There are rules which the Church must apply so that people approach and receive God in the right manner. The Church has the task to keep and protect the people. Especially when they threaten to make mistakes out of ignorance, the Church warns like a concerned mother. On the football field, the referee also engages with a player who acts inappropriately.

It can’t be that in the Church, which is eternal, all rules which stem from the Ten Commandments, are cast aside just like that. When I participate in carnival festivities I know I have to respect their rules and the same goes for when I want to participate actively in the life of the Church. Faith reveals itself in acts and here too the Law is what everything is measured by, to the benefit of all. “One jot, or one tittle shall not pass of the law, till all be fulfilled”, the Lord of heaven and earth says. 

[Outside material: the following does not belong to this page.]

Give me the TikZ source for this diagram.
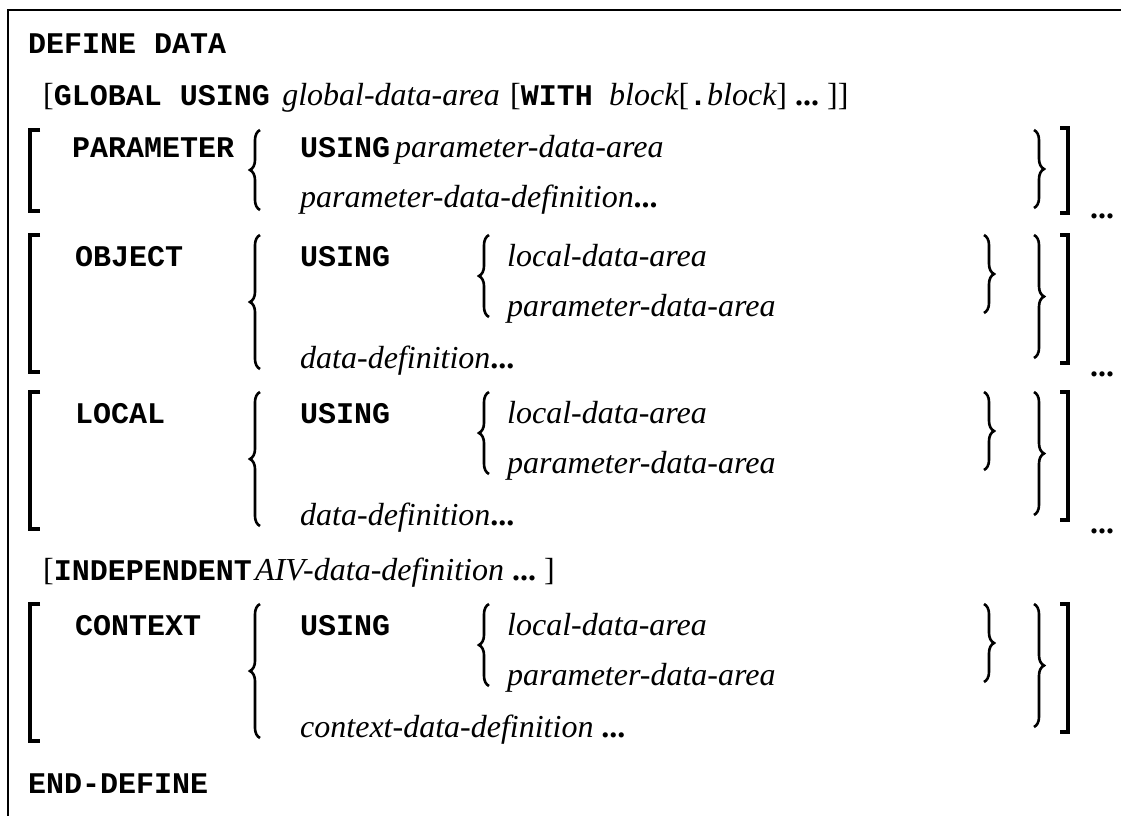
\documentclass[tikz,border=0pt]{standalone}
\usepackage{fontspec}
\setmainfont{Liberation Serif}
\setmonofont{Liberation Mono}
\usepackage{tikz}
\usetikzlibrary{decorations.pathreplacing}

\newcommand{\kwd}[1]{{\fontsize{30}{36}\selectfont\ttfamily\bfseries #1}}
\newcommand{\argt}[1]{{\itshape #1}}
\newcommand{\moredots}{{\upshape\bfseries ...}}

\tikzset{
  txt/.style={anchor=base west, inner sep=0pt, font=\fontsize{32}{38}\selectfont},
  sqbr/.style={line width=3.5pt},
  brc/.style={line width=2.6pt, decorate, decoration={brace, amplitude=10pt}},
  boxline/.style={line width=2.5pt}
}

\begin{document}
\begin{tikzpicture}[x=1pt, y=-1pt]
\useasboundingbox (0,0) rectangle (1121,815);
\draw[boxline] (8,820) -- (8,10) -- (1125,10);

\node[txt] (defkw) at (28,53) {\kwd{DEFINE DATA}};
\node[txt] (glob) at (43,105) {[\kwd{GLOBAL USING}};
\node[txt] (garea) at ([xshift=12pt]glob.base east) {\argt{global-data-area}};
\node[txt] (gwith) at ([xshift=10pt]garea.base east) {[\kwd{WITH}};
\node[txt] (gblk) at ([xshift=16pt]gwith.base east) {\argt{block}[\kwd{.}\argt{block}] \moredots\ ]]};

% PARAMETER
\node[txt] (parkw) at (72,157) {\kwd{PARAMETER}};
\node[txt] (paruse) at (300,157) {\kwd{USING}};
\node[txt] (parpda) at (395,157) {\argt{parameter-data-area}};
\node[txt] (pardef) at (300,207) {\argt{parameter-data-definition}\moredots};
\node[txt] (parrep) at (1090,218) {\moredots};
\draw[sqbr] (40,130) -- (30,130) -- (30,211) -- (40,211);
\draw[brc] (260,210) -- (260,130);
\draw[brc] (1034,130) -- (1034,208);
\draw[sqbr] (1060,128) -- (1068,128) -- (1068,213) -- (1060,213);

% OBJECT, LOCAL, CONTEXT
\foreach \nm/\dy/\kw in {obj/0/OBJECT, loc/157/LOCAL, ctx/369/CONTEXT} {
  \node[txt] (\nm kw) at (75,266+\dy) {\kwd{\kw}};
  \node[txt] (\nm use) at (300,266+\dy) {\kwd{USING}};
  \node[txt] (\nm lda) at (507,266+\dy) {\argt{local-data-area}};
  \node[txt] (\nm pda) at (507,316+\dy) {\argt{parameter-data-area}};
  \draw[sqbr] (40,235+\dy) -- (30,235+\dy) -- (30,372+\dy) -- (40,372+\dy);
  \draw[brc] (260,369+\dy) -- (260,235+\dy);
  \draw[brc] (489,317+\dy) -- (489,235+\dy);
  \draw[brc] (984,235+\dy) -- (984,313+\dy);
  \draw[brc] (1034,235+\dy) -- (1034,358+\dy);
  \draw[sqbr] (1060,235+\dy) -- (1068,235+\dy) -- (1068,363+\dy) -- (1060,363+\dy);
}
\node[txt] (objdef) at (300,368) {\argt{data-definition}\moredots};
\node[txt] (objrep) at (1090,376) {\moredots};
\node[txt] (locdef) at (300,525) {\argt{data-definition}\moredots};
\node[txt] (locrep) at (1090,533) {\moredots};
\node[txt] (ctxdef) at (300,737) {\argt{context-data-definition} \moredots};

% INDEPENDENT
\node[txt] (indkw) at (43,580) {[\kwd{INDEPENDENT}};
\node[txt] (indarg) at (255,580) {\argt{AIV-data-definition} \moredots\ ]};

\node[txt] (endkw) at (28,793) {\kwd{END-DEFINE}};
\end{tikzpicture}
\end{document}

I have said a lot and I could say more, but I know that I will feel like a useless help who only tried to do his work in good conscience. I did not want to single out anyone. Everything took place in private. I don’t want to discriminate or hurt anyone. I know that there is often a lot of pain and sorrow for the people concerned but also, despite all difficulties, the intention to do and be good.

The Church is called to be specifically close to those concerned and to help them carry the sacrifices of such a disposition as a cross, together with the crucified Christ. I believe that bringing such a sacrifice can be a great blessing to the Church and the world who needs that so much. They who are willing to carry this cross are even invited and encouraged to frequently receive the sacraments and the blessings of the Church to be strengthened to persevere. After every fall or mistake every believer can and must reconcile himself with God through an honest confession, if he wants to sit at the table of the Lord. That goes for every grave sin of any nature. 

To you, who have come here in such large numbers, I would like to say that I, as a priest, am willing to suffer for the sign I stand for. Just like I wish to be respectful to each and every one of you I would want to receive the same respect in return. Sadly, I must inform you, that things do not automatically point in that direction. I do not declare war on anyone, but I ask the Lord of heaven and earth that His peace may soon descend on Reusel once more. Our people here do no benefit from what is happening and do not work that way. 

To the press I would like to say that I did not want this disturbance. This parish has been entrusted to my care by the bishop of ‘s-Hertogenbosch. This is my workplace that has been given and nothing more. I think that I have given enough clarity and ask that you turn towards persons of the diocese of Den Bosch and specialists in these matters. 

In our Church it is not usual that priests act autonomously. In the case that I have been blamed I have only acted after discussion with the bishop and my colleagues. 

I wish to close with the word of the great apostle Paul with his words to the Christians of Philippi: “Be followers of me, brethren: and observe them who walk so as you have our model. For many walk, of whom I have told you often (and now tell you weeping) that they are enemies of the cross of Christ”. 

“Whose end is destruction: whose God is their belly: and whose glory is in their shame: who mind earthly things. But our conversation is in heaven: from whence also we look for the Saviour, our Lord Jesus Christ, who will reform the body of our lowness, made like to the body of his glory, according to the operation whereby also he is able to subdue all things unto himself.” 

I wish you all a blessed preparation for Easter.